Timothy Sandefur's insightful new book provides a dramatic new challenge to the status quo of constitutional law and argues a vital truth: our Constitution was written not to empower democracy, but to secure liberty. Yet the overemphasis on democracy by today's legal community-rather than the primacy of liberty, as expressed in the Declaration of Independence-has helped expand the scope of government power at the expense of individual rights. Now, more than ever, the Declaration of Independence should be the framework for interpreting our fundamental law. It is the conscience of the Constitution.

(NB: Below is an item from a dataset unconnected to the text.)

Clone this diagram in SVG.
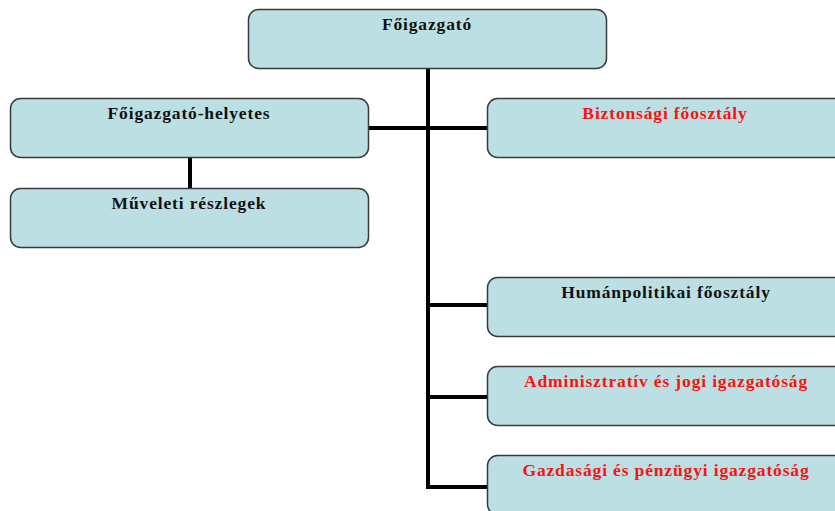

Is liberty or democracy the primary constitutional value? At a time when Americans are increasingly facing violations of their civil liberties, Timothy Sandefur's insightful new book explains why the Declaration of Independence, with its doctrines on the primacy of liberty, the natural rights of man, and the limits on legitimate government, should serve as the guidepost for understanding the Constitution. The author takes the reader through the ideas of substantive due process and judicial activism and defends them from mainstream criticisms while drawing on examples from literature, television, and Supreme Court cases. The Conscience of the Constitution: The Declaration of Independence and the Right to Liberty argues that modern legal doctrines, which value democracy over liberty, are endangering individual rights and corrupting our civic institutions.
Timothy Sandefur
Timothy Sandefur is a Principal Attorney at the Pacific Legal Foundation. As the lead attorney in the Economic Liberty Project, he works to protect businesses against abusive government regulation. He has won important victories for free enterprise in California, Missouri, Oregon, and other states. He also works to prevent the abuse of eminent domain, having participated in many significant eminent domain cases, including Kelo v. New London. He is the author of three books, Cornerstone of Liberty: Property Rights in 21st Century America (2006), The Right to Earn A Living: Economic Freedom And The Law (2010), and The Conscience of The Constitution (2013), as well as some 45 scholarly articles on subjects ranging from eminent domain and economic liberty to copyright, evolution and creationism, slavery and the Civil War, and legal issues in Shakespeare and ancient Greek drama. He is a graduate of Chapman University School of Law and Hillsdale College. He is an Adjunct Scholar with the Cato Institute, and his articles have appeared in Liberty, National Review, The San Francisco Chronicle, Regulation, The Washington Times, and other places. He is a frequent guest on radio and television programs, including the Jim Lehrer News Hour, The Armstrong and Getty Show, NPR's This American Life, CNBC's Street Signs, Now with David Brancaccio and CPSAN's Book TV.